Увлекательная это тема, литературная кража. Как и в уголовном кодексе, тут есть преступления разной тяжести, в диапазоне от плагиата до простой вторичности, но во всех случаях налицо ошибка метода. Если же, с другой стороны, вы полагаете, что нет ничего оригинального и все писатели «заимствуют» из «источников», все равно необходимо правильно оформить отсылки. Уже только в «Под розой» (1959) я смог себя заставить сослаться, пусть и опосредованно, на Карла Бедекера, чей путеводитель по Египту 1899 года выпуска{20} послужил основным «источником» всей истории.

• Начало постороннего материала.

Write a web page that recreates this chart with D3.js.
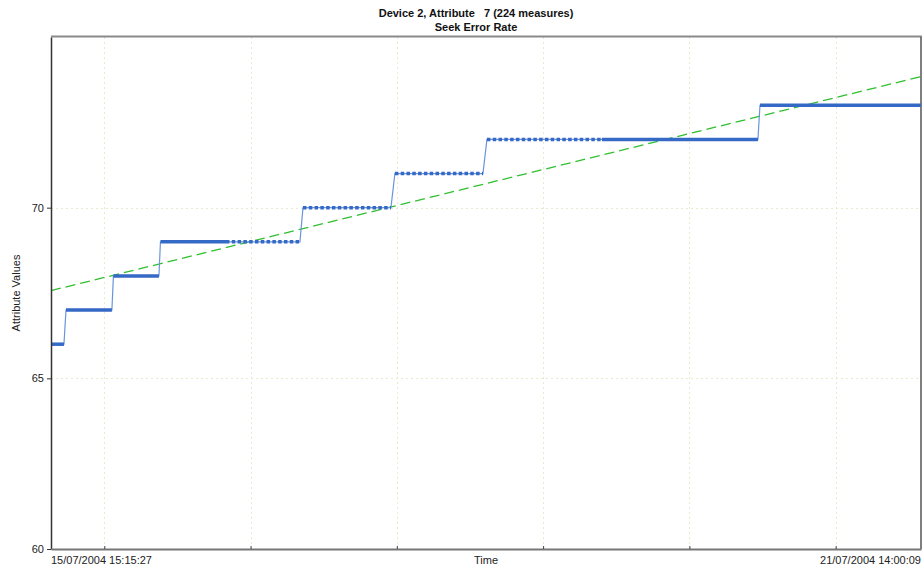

Я заметил эту книжку в корнелловском «Ко-опе». Всю осень и зиму я страдал творческим кризисом. Я учился на литературном семинаре у Бакстера Хэтэуэя. Тот недавно вернулся в университет из долгого отпуска и, будучи неизвестной величиной, реально меня пугал. С начала курса я не сдал ему ни одной работы. «Да ладно тебе, – говорили мне люди, – он нормальный мужик. Чего ты волнуешься?» Шутят они, что ли? Чем дальше, тем больше я волновался. Наконец в середине семестра я достал из почтового ящика одну из этих «прикольных» открыток с изображением туалетной кабинки, обильно изукрашенной настенными росписями. «Ты уже довольно потренировался», – было написано на открытке снаружи, а внутри: «Теперь пиши!» И подпись: «Бакстер Хэтэуэй». Неужели, еще расплачиваясь на кассе за этот потертый красный томик, я уже планировал его обокрасть?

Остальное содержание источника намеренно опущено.